Having come to the end of studying Tragedy as part of my English Tripos at Cambridge and still feeling that it was by far my most difficult paper, a trip to Athens gave me an opportunity to revisit Greek Tragedy in a new light after the pressure of learning for exams.
Flying to Athens only two days after graduating, this trip was both a great celebration to end our degrees with and our last proper time together before each moving on to our prospective graduate jobs.
We managed to book a stay in the tallest hotel in Athens which gave incredible panoramic views of the city—a great way to take it all in as a whole. We stayed slightly out of the centre which meant that we got a great look at the modern-day Athens city life and then got the metro every day into the ancient city centre. The metro was by far cleaner, easier, and even colder than the London tube which made travelling stress-free!
With temperatures going upwards of 36 degrees and extreme UV warnings, much of our sightseeing had to be done in the early evenings. Even then, it was upwards of 30 degrees as we set off on the uphill climb to the Acropolis (or ancient city) and its surrounding archaeological sites. Exploring things such as the Herodes Atticus, I understood quickly how Athens acted as the beginnings of democracy, philosophy, and culture in Europe. The stunning 360 degree view of Athens than we got from the Parthenon was also definitely worth the climb.
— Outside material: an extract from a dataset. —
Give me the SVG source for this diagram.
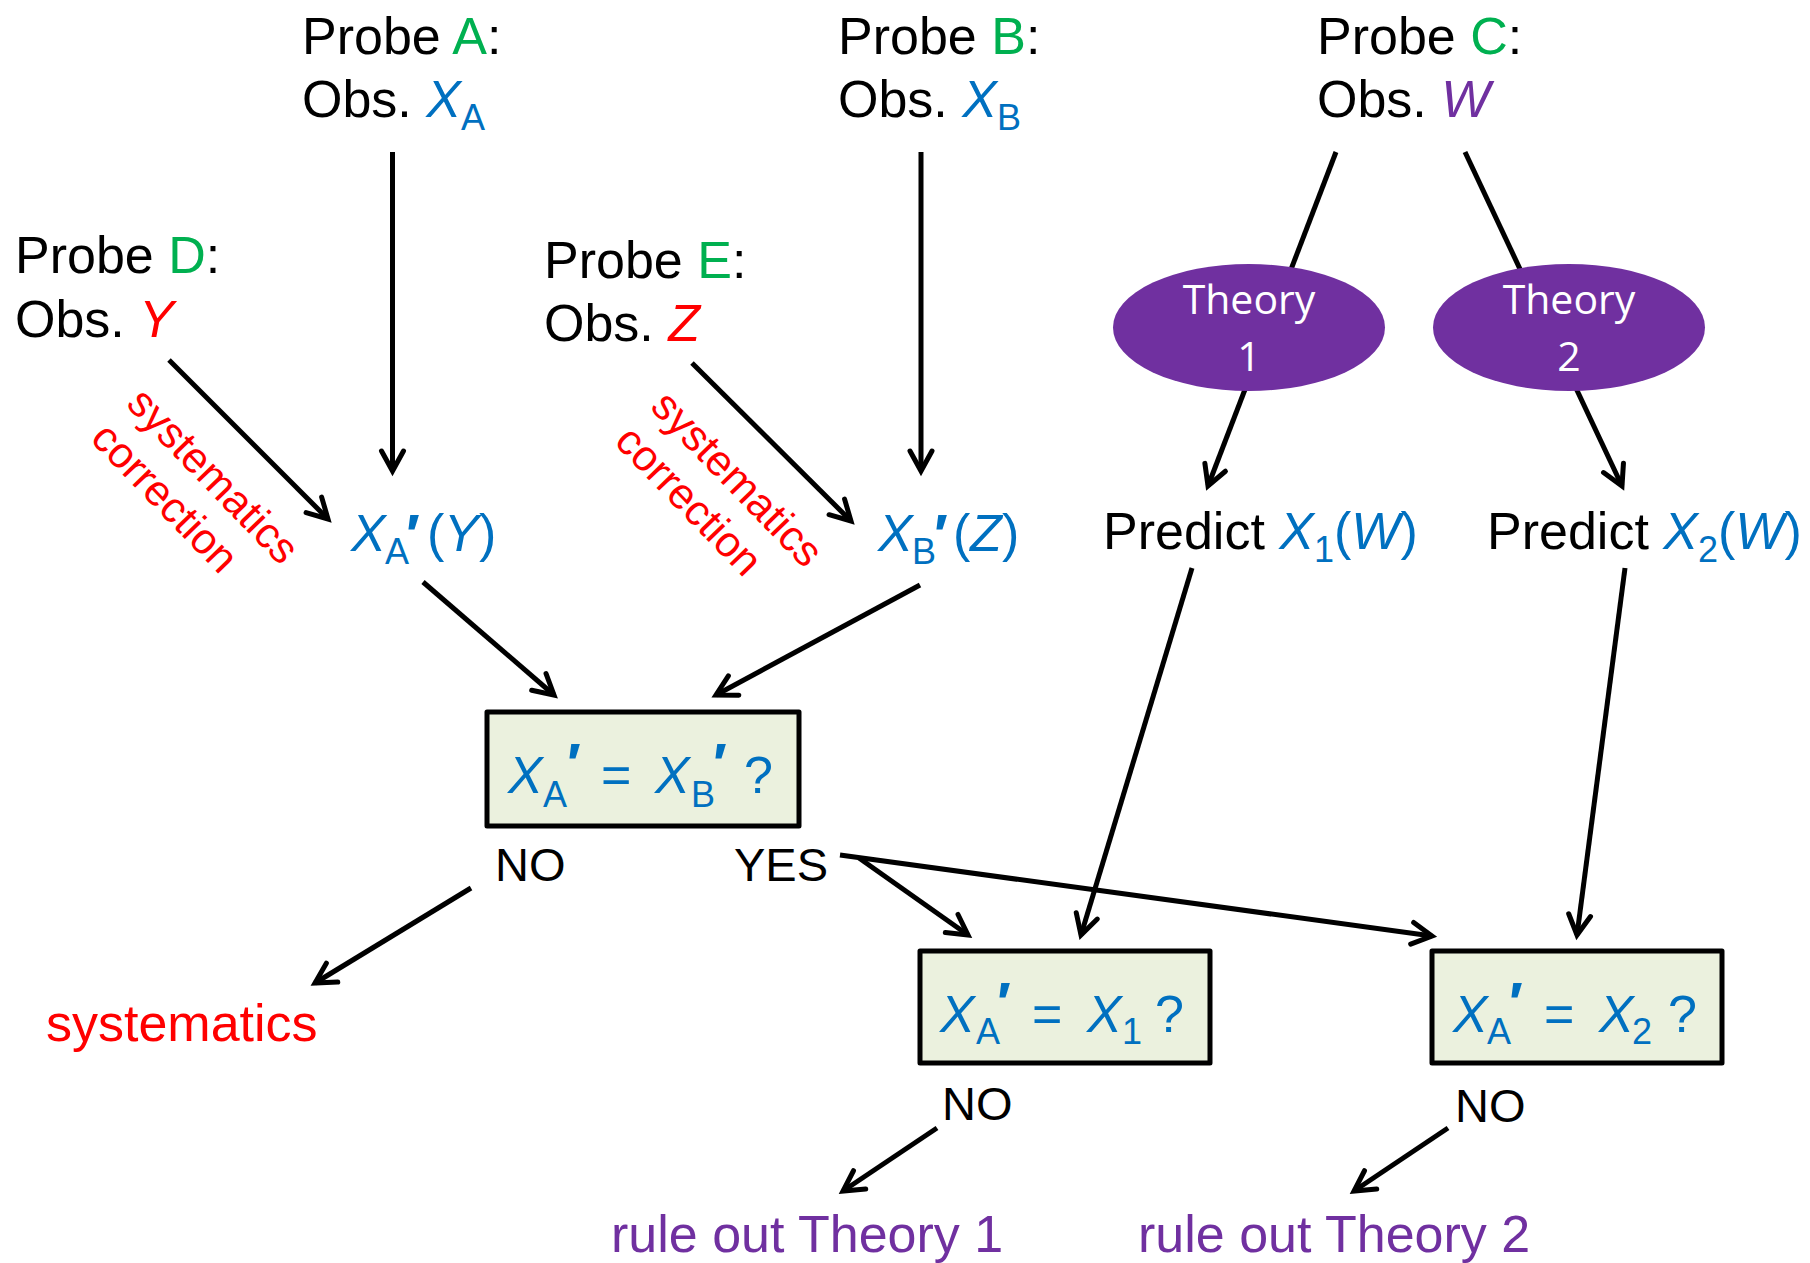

However, my favourite thing I visited remained at the bottom of the acropolis. The Theatre of Dionysus played a huge role in my studies of Greek Tragedy during my time at Cambridge, and it was amazing to see it in person. Imagining the Athenians gathered around in there stone theatre reminded me again why, even though Tragedy was a difficult paper, it was also one of the most culturally rich and rewarding.
At night, we got to see the contemporary side of the city meet its ancient counterpart. Fashionable modern bars met traditional Greek restaurants as tourists streamed down the city’s streets. The food (including far too many Greek kebabs) was amazing! We found ourselves stumbling upon ancient ruins when out for dinner (like that of Hadrian’s Library) and a look up gave a brilliant view of the lit up ruins of the Parthenon and other ruins.
I couldn’t have asked for a better way to conclude my degree at Murray Edwards—a great time spent with wonderful friends, remaining curious and interested in what the world has to offer even outside of Cambridge’s confines. I’m extremely grateful to Gateway and to the RMTF for enabling us to have this experience.